Something I should probably mention: I’m a teacher.

The thing is though, I know that immediately your eyes are rolling and you want to close this tab down but it’s not like that. I guess I enjoy it and maybe it’s what I’m meant to do, but often I’m not convinced. You see, I went straight into an English degree from school, straight into a year long teaching qualification and straight into my first school. So, I’m only 4 years older than my form class and it’s weird. I’m not sure I’ve made the transition yet from being a young eejit to teaching young eejits (Note: where I come from ‘eejit’ is a friendly term for someone who acts immaturely).

Part of me feels much too young to be in this role, and most of me still hates the fact that I can’t go anywhere near my house without seeing people I teach in school. Most of the time it’s ok because the pupils come up and say hello and ask who the tall, handsome guy is that I’m holding hands with. Sometimes though you see them do the same thing I would have done 4 years ago; pretend you need to go into the nearest shop for something and mouth to your friend, ‘what is Miss doing here? Isn’t she meant to be in school?’

It’s an odd school too: 11-18 year olds from a very prejudiced and sectarian area in Northern Ireland. There’s a lot of drug misuse and many of the kids come from very unstable home situations. All these things together creates a very volatile situation, so it’s not uncommon for me to be the one who breaks up a boxing session in the playground or confiscate sex/drug related contraband.

So yeah, this has been my life for the last year! But anyway, back to the real theme of this post – Tuesdays. For me, Tuesdays are the spawn of Satan. Tuesday is that day that seems so far away from the last weekend and too far from the coming one. Also it’s my day with a full teaching timetable and a lot of hyper kids. To illustrate, here’s a look at today so far:

9AM – Confronted by teacher to say I haven’t completed an voluntary online survey about staff well-being. I didn’t complete because I didn’t feel I could be honest and I don’t want to be rude. I guess I thought voluntary meant you could choose but it seems not.

9:45AM – A pupil called me the ‘C’ word. And to make it worse, I like this pupil so it pains me to punish her so severely for bad language.

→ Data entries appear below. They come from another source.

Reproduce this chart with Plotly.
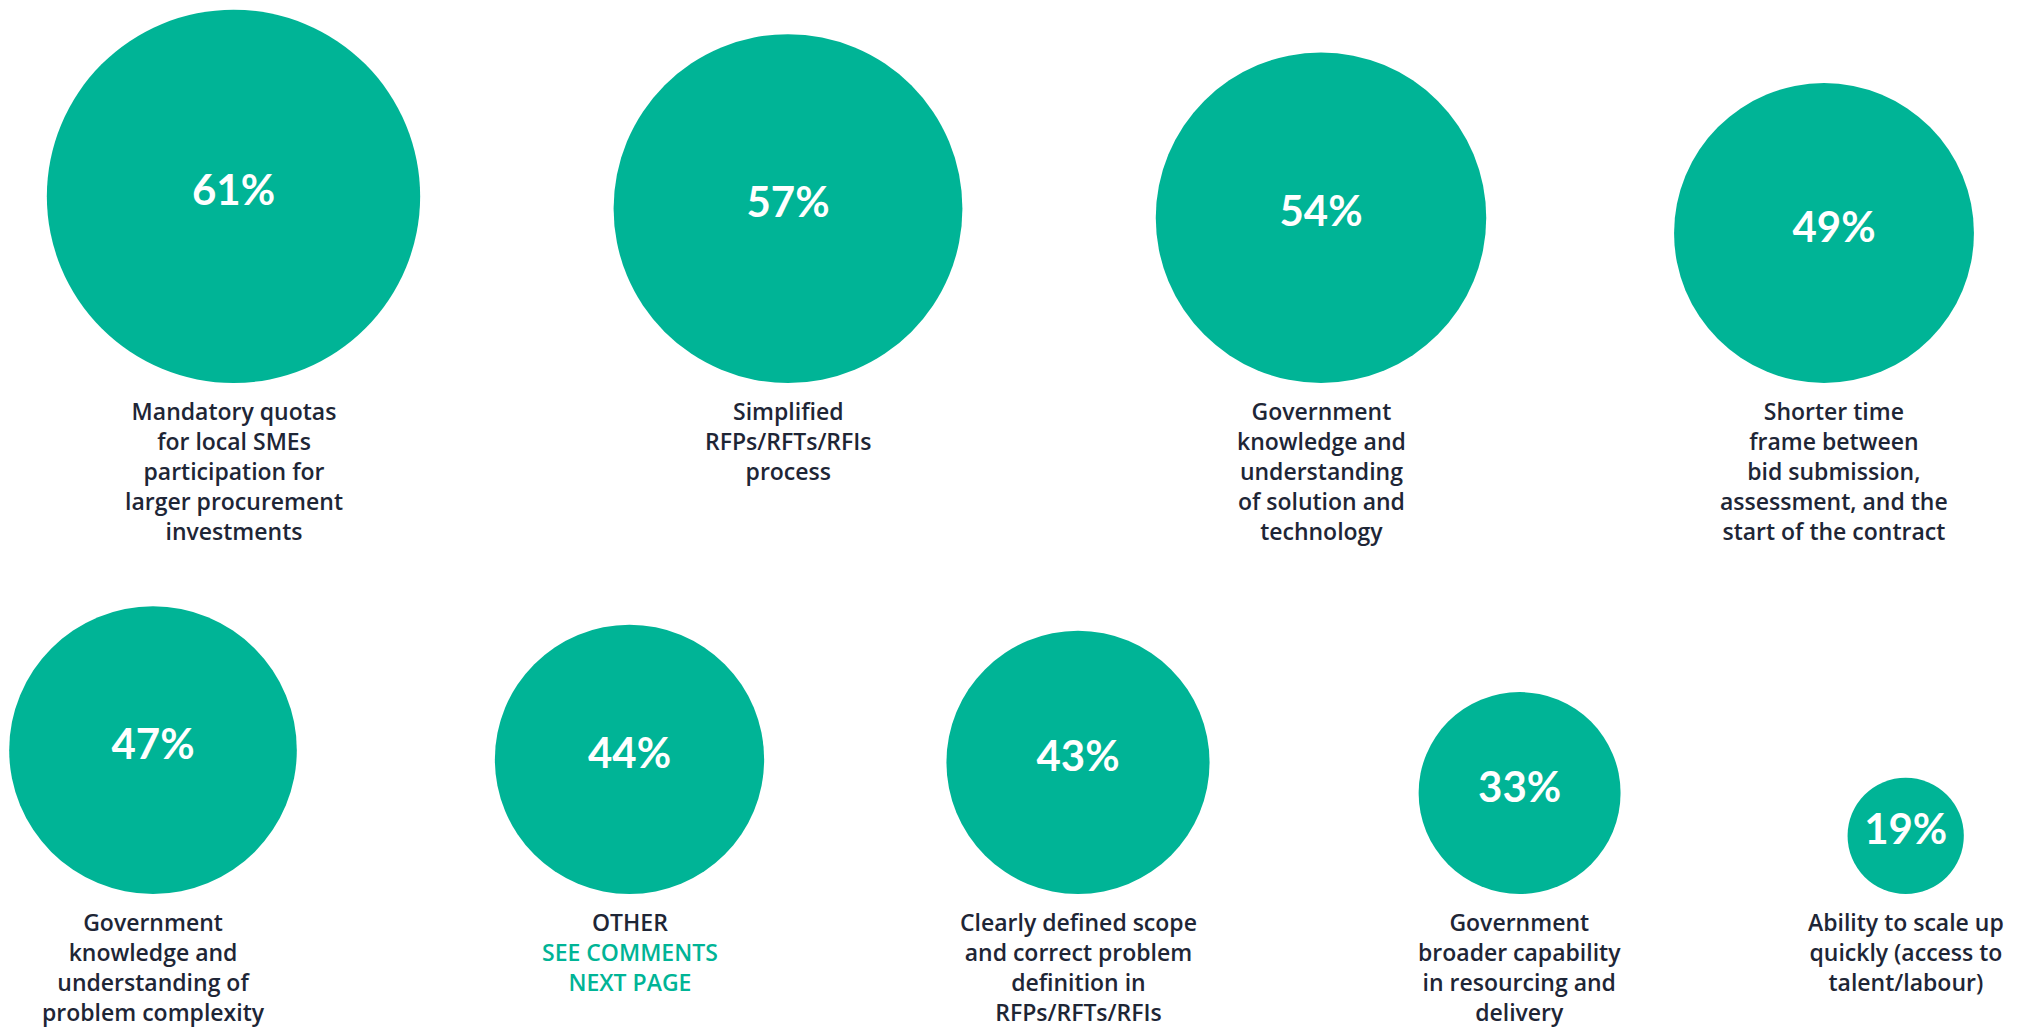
import plotly.graph_objects as go

# Survey results: share of respondents selecting each factor
categories = [
    "Mandatory quotas<br>for local SMEs<br>participation for<br>larger procurement<br>investments",
    "Simplified<br>RFPs/RFTs/RFIs<br>process",
    "Government<br>knowledge and<br>understanding<br>of solution and<br>technology",
    "Shorter time<br>frame between<br>bid submission,<br>assessment, and the<br>start of the contract",
    "Government<br>knowledge and<br>understanding of<br>problem complexity",
    "OTHER<br><span style='color:#00B496'>SEE COMMENTS</span><br><span style='color:#00B496'>NEXT PAGE</span>",
    "Clearly defined scope<br>and correct problem<br>definition in<br>RFPs/RFTs/RFIs",
    "Government<br>broader capability<br>in resourcing and<br>delivery",
    "Ability to scale up<br>quickly (access to<br>talent/labour)",
]
values = [61, 57, 54, 49, 47, 44, 43, 33, 19]

# Layout: two rows of bubbles sitting on a common baseline
W, H = 2035, 1029
TEAL = "#00B496"
INK = "#1E2636"
PX_PER_POINT = 3.06          # bubble radius in px per percentage point
ROW_SPLIT = 4
ROW_BASE = [383, 894]        # bottom edge of the bubbles in each row
ROW_X = [[233.5, 788, 1321, 1824],
         [153, 629.5, 1078, 1519.6, 1905.7]]
TEXT_DX = [0, 0, 0, 10, 0, 0, 0, 0, 0]   # small horizontal nudges for text

xs, ys, radii = [], [], []
for i, v in enumerate(values):
    row = 0 if i < ROW_SPLIT else 1
    col = i if row == 0 else i - ROW_SPLIT
    r = PX_PER_POINT * v
    xs.append(ROW_X[row][col])
    ys.append(ROW_BASE[row] - r)
    radii.append(r)

fig = go.Figure()
fig.add_trace(go.Scatter(
    x=xs, y=ys, mode="markers",
    marker=dict(size=[2 * r for r in radii], sizemode="diameter",
                color=TEAL, opacity=1, line=dict(width=0)),
    hoverinfo="skip", showlegend=False,
))
fig.add_trace(go.Scatter(
    x=[x + dx for x, dx in zip(xs, TEXT_DX)], y=[y - 2 for y in ys],
    mode="text",
    text=[f"{v}%" for v in values],
    textposition="middle center",
    textfont=dict(family="Lato", size=42, color="white", weight="bold"),
    hoverinfo="skip", showlegend=False,
))

for i, label in enumerate(categories):
    row = 0 if i < ROW_SPLIT else 1
    fig.add_annotation(
        x=xs[i] + TEXT_DX[i], y=ROW_BASE[row] + 10, xref="x", yref="y",
        text=label, showarrow=False, xanchor="center", yanchor="top",
        align="center",
        font=dict(family="Open Sans", size=23, color=INK, weight=600),
    )

fig.update_layout(
    width=W, height=H, autosize=False,
    margin=dict(l=0, r=0, t=0, b=0),
    paper_bgcolor="white", plot_bgcolor="white",
    xaxis=dict(range=[0, W], visible=False, fixedrange=True),
    yaxis=dict(range=[H, 0], visible=False, fixedrange=True),
)

fig.write_html("out.html")
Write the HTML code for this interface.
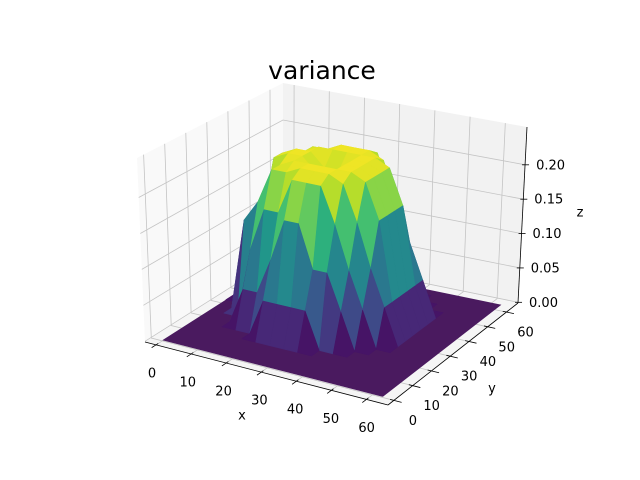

10:50 AM – I can’t stop sneezing because of hay fever. I’m reading out loud in class and it’s a bit ridiculous. Pretty wasted lesson because we were all in stitches laughing.

12 PM – I have a coursework moderation to make sure I’m marking GCSE (16 year olds finals) appropriately. I’m scared.

1:30 PM – Just went into the bathroom and realised that I forgot to put on make-up today. I look rough.

2PM – I have not stopped shouting today because the sudden sunshine has made all our ADHD (Attention Deficit Hyperactivity Disorder) kids go haywire, and we have a lot of them. I really hate shouting.

3PM – I brought a piece of my friend’s birthday cake with me as an after school treat to cheer me up because I felt sad this morning. Now I feel sad because I entered the calories on my new fitness app ( a lot of butter and chocolate!!)